This week saw the unexpected departures by lynchpin participants in two of this country's most successful companies - Xero and A2 Milk - in two resignations for private family health reasons.
In the case of Xero chair Graham Smith, the statement was very clearly a departure "earlier than planned due to the health of close family members and the travel needed for him given his US home base, Xero’s ASX-listing and its Wellington headquarters," as we reported it at BusinessDesk.
The message, apparently believed by investors, was that he needed to be closer to home if he was to do the right thing by his family. The stock dipped slightly at the ASX open after Friday's announcement, but was up slightly at the close on a positive day for the ASX
In the case of A2 chief executive Jayne Hrdlicka's resignation, announced Monday morning this week, the judgement was not so kind.

Carbon copy

Citing unexpectedly heavy travel commitments and family health issues - almost a carbon copy of the announcement by Xero's Smith - Hrdlicka said she was stepping down.
A2 chair David Hearn made various soothing noises about "the positive changes that Jayne has brought to the business."
The company, routinely among the top three most valuable NZX stocks by market capitalisation, would "continue to pursue the strategies and plans developed by management and agreed by the board,” he said.

Market reaction

The stock dropped 7.7 percent to $14 immediately when trading on the NZX opened after the Hrdlicka announcement.
Melbourne-based, Hrdlicka only joined the New Zealand-based, Sydney-headquartered dairy company, with major Chinese and US markets, in mid-2018. A controversial sale of $4 million of company stock two months after her appointment unsettled shareholders and the share price plunged.
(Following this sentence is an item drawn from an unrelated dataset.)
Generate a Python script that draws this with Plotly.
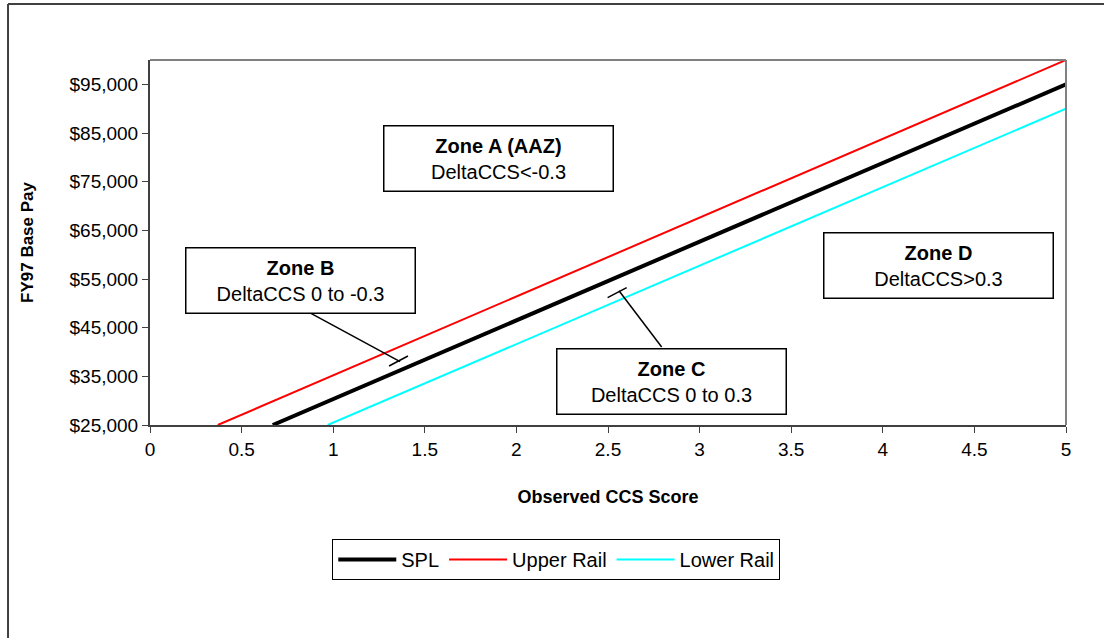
import plotly.graph_objects as go

# ---- data ----
spl_x = [0.67, 5.0]
spl_y = [25000, 95000]
upper_x = [0.37, 5.0]
upper_y = [25000, 100000]
lower_x = [0.97, 5.0]
lower_y = [25000, 90000]

x_ticks = [0, 0.5, 1, 1.5, 2, 2.5, 3, 3.5, 4, 4.5, 5]
y_ticks = [25000, 35000, 45000, 55000, 65000, 75000, 85000, 95000]

zone_titles = ["Zone A (AAZ)", "Zone B", "Zone C", "Zone D"]
zone_texts = ["DeltaCCS&lt;-0.3", "DeltaCCS 0 to -0.3", "DeltaCCS 0 to 0.3", "DeltaCCS&gt;0.3"]
zone_x = [1.902, 0.819, 2.849, 4.304]
zone_y = [79863, 54692, 34041, 57877]

FONT = "Liberation Sans, Arial, sans-serif"

fig = go.Figure()
fig.add_trace(go.Scatter(x=spl_x, y=spl_y, mode="lines", name="SPL",
                         line=dict(color="black", width=4)))
fig.add_trace(go.Scatter(x=upper_x, y=upper_y, mode="lines", name="Upper Rail",
                         line=dict(color="#ff0000", width=2)))
fig.add_trace(go.Scatter(x=lower_x, y=lower_y, mode="lines", name="Lower Rail",
                         line=dict(color="#00ffff", width=2)))

annotations = []
for t, s, x, y in zip(zone_titles, zone_texts, zone_x, zone_y):
    annotations.append(dict(
        x=x, y=y, xref="x", yref="y", showarrow=False,
        text=f"<b>{t}</b><br>{s}",
        font=dict(family=FONT, size=20, color="black"),
        align="center", bgcolor="white", bordercolor="black", borderwidth=1.5,
        width=224, height=60, borderpad=2,
    ))

shapes = [
    # leader lines (Zone B, Zone C) with end ticks
    dict(type="line", xref="x", yref="y", x0=0.861, y0=48281, x1=1.365, y1=38007,
         line=dict(color="black", width=1.5)),
    dict(type="line", xref="x", yref="y", x0=1.305, y0=37123, x1=1.408, y1=39178,
         line=dict(color="black", width=1.5)),
    dict(type="line", xref="x", yref="y", x0=2.793, y0=41027, x1=2.560, y1=52596,
         line=dict(color="black", width=1.5)),
    dict(type="line", xref="x", yref="y", x0=2.498, y0=51158, x1=2.602, y1=53213,
         line=dict(color="black", width=1.5)),
    # plot-area top and right borders
    dict(type="line", xref="paper", yref="paper", x0=0, y0=1, x1=1, y1=1,
         line=dict(color="#808080", width=2)),
    dict(type="line", xref="paper", yref="paper", x0=1, y0=0, x1=1, y1=1,
         line=dict(color="#808080", width=2)),
    # outer chart frame (top and left)
    dict(type="line", xref="paper", yref="paper", x0=-0.155, y0=1.1535, x1=1.2, y1=1.1535,
         line=dict(color="#404040", width=2)),
    dict(type="line", xref="paper", yref="paper", x0=-0.155, y0=1.1535, x1=-0.155, y1=-0.6,
         line=dict(color="#404040", width=2)),
]

fig.update_layout(
    width=1104, height=638,
    margin=dict(l=150, r=38, t=60, b=213),
    paper_bgcolor="white", plot_bgcolor="white",
    font=dict(family=FONT, size=19, color="black"),
    showlegend=True,
    legend=dict(orientation="h", x=0.199, y=-0.312, xanchor="left", yanchor="top",
                bordercolor="black", borderwidth=1, bgcolor="white",
                font=dict(family=FONT, size=20, color="black"),
                itemwidth=58, tracegroupgap=0),
    annotations=annotations,
    shapes=shapes,
    xaxis=dict(range=[0, 5], tickvals=x_ticks, ticktext=[f"{v:g}" for v in x_ticks],
               ticks="outside", ticklen=6, tickcolor="#404040",
               showline=True, linecolor="#404040", linewidth=2,
               showgrid=False, zeroline=False,
               tickfont=dict(size=19),
               title=dict(text="<b>Observed CCS Score</b>", font=dict(size=18), standoff=32)),
    yaxis=dict(range=[25000, 100000], tickvals=y_ticks,
               ticktext=[f"${v:,}" for v in y_ticks],
               ticks="outside", ticklen=6, tickcolor="#404040",
               showline=True, linecolor="#404040", linewidth=2,
               showgrid=False, zeroline=False,
               tickfont=dict(size=19),
               title=dict(text="<b>FY97 Base Pay</b>", font=dict(size=17), standoff=32)),
)

fig.write_html("out.html")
She explained she had tax obligations relating to the automatic exercise of time-based A2 rights and commitments made by before taking up the A2 role.
The company thrived under her leadership. It held an annual shareholders' meeting barely a month ago at which there was no inkling of any problem. A senior Kiwi fund manager spent time with the board and senior management around that time and saw a leadership group in good heart.
Hrdlicka's realisation of another $2 million from sale of A2 transition shares, less than a fortnight ago, was reported uncontroversially as "expected." 

Something changed

Between that day, Nov. 29, and her Dec. 9 resignation announcement, something happened. Something personal, family health-related and inescapable.
However, Hrdlicka's resignation statement was a study in corporate caution and obfuscation.
It cited the fact that she now realised the CEO would need to travel a lot to the company's core Chinese and US markets over the next three to five years of growth. That, “combined with running a New Zealand company based in Australia, required more travel than I had anticipated when I joined the company,” she said.
“The board and I agreed that this next phase is going to be too difficult to manage alongside my other commitments whilst also managing the health and wellness priorities of my family and me,” Hrdlicka said, revealing what is understood to be the real reason for her departure deep in her statement.
Why was Smith's statement, citing family issues and travel commitments believed, and Hrdlicka's not?

High-flyers

Smith had been at Xero a bit longer: since 2015. He was a star appointment for close observers, but has not cut a corporate swathe like Hrdlicka, an expatriate Kansan who headed Jetstar Australia for six years before joining A2.
A darling but volatile growth stock, A2 was trading around $11 when she took over last year, rose as high as $17.80 in July, fell back again to nearer $12 last month before she exercised her transition shares option, but had recovered to trade above $15 before announcing her resignation.
With her unusual surname, a name for selling shares unexpectedly once already, and as a woman at the top of the corporate heap and in very high-profile positions - an airline and then a fast-growth alternative dairy company - Hrdlicka might be the victim of sexism or legitimate criticism for sharp practice.
No wonder it was so easy for Aussie media, in particular, to construct a picture of a CEO who had left suddenly after falling out with her board.

Overly cautious

But in this instance, she appears to be the victim of the almost congenital caution of corporate entities when facing the unexpected.
Corporate entities plot and plan for everything. There must always a cogent explanation, a strategic rationale, a decent excuse.
The game becomes so ingrained that when simple candour would do, a lawyer steps forward instead.
The legitimate desire for privacy in deeply personal circumstances is fine. Graham Smith evoked it sympathetically and well in resigning from the Xero board. There will be regret all round.
Apparently, according to deep insiders who have informed this column, the same is true at A2. Nobody is pleased that Jayne Hrdlicka has left.  
In attempting to stage-manage, in as bland and corporate a way as possible her departure, the A2 board has both damaged its own and its valued outgoing chief executive's brands.